Updated

The Department of Health and Human Services is allowing members of Congress to visit a Texas immigration detention center amid growing concerns about access to such facilities housing the recent surge of children who have illegally crossed the U.S.-Mexico border.

The tour is scheduled to take place Tuesday morning. The site will be a temporary shelter at the Joint Base San Antonio Lackland, according to The Blaze news website.

Tens of thousands of young people -- including an estimated 50,000 children -- have illegally crossed the border in recent months, sent by their parents to escape violence in Central America and connect with relatives in the United States.

The long-simmering issue about what the U.S. should do with an estimated 11.5 million people now living here illegally and the need to tighten border security has emerged as a key 2014 election issue. The surge of illegals also resulted this week in a tense standoff in Southern California in which residents of the city of Murrieta turned back buses carrying an overflow of illegal border-crossers.

Lawmakers are also concerned about the children’s exposure to disease and physical attacks during their long journeys.

The debate in Washington about which political party is to blame could hit a political high note next week when President Obama is expected to ask Congress for $2 billion to help with the border-crossing crisis.

Republicans blame Obama for a 2012 executive orders that made some young illegal immigrants eligible for deferred deportation. Democrats blame the GOP-led House for not voting on immigration-reform legislation.

Members of Congress have already been invited in recent weeks to visit facilities, including a June 12 offer to see the one at the Ventura County Naval Base in Oxnard, Calif.  And House Minority Leader Nancy Pelosi, D-Calif., is scheduled Saturday to go to the South Texas Detention Center, in Pearsall.

However, Oklahoma GOP Rep. Jim Bridenstine said Wednesday that he was recently denied access to Fort Sill, one of three U.S. facilities housing the unaccompanied children, and was told the soonest he could get in was July 21.
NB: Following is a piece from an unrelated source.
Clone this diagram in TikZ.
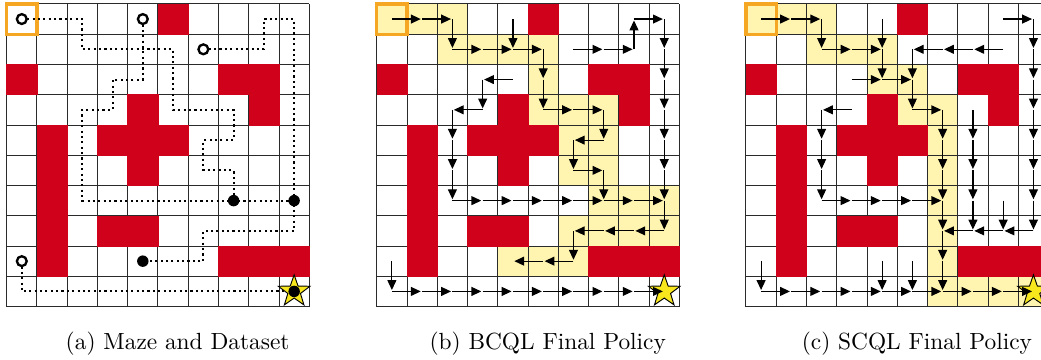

“Any member of Congress should have the legal authority to visit a federal youth detention facility without waiting three weeks," he said. “What are they trying to hide? As a Navy pilot, I have been involved in operations countering illicit human trafficking. I would like to know to whom these children are being released."

As with the previous tours, the HHS has issues rules for the Lackland, Texas, tour that includes no recording devices, no interacting with staffers and the children and no questions until after the tour.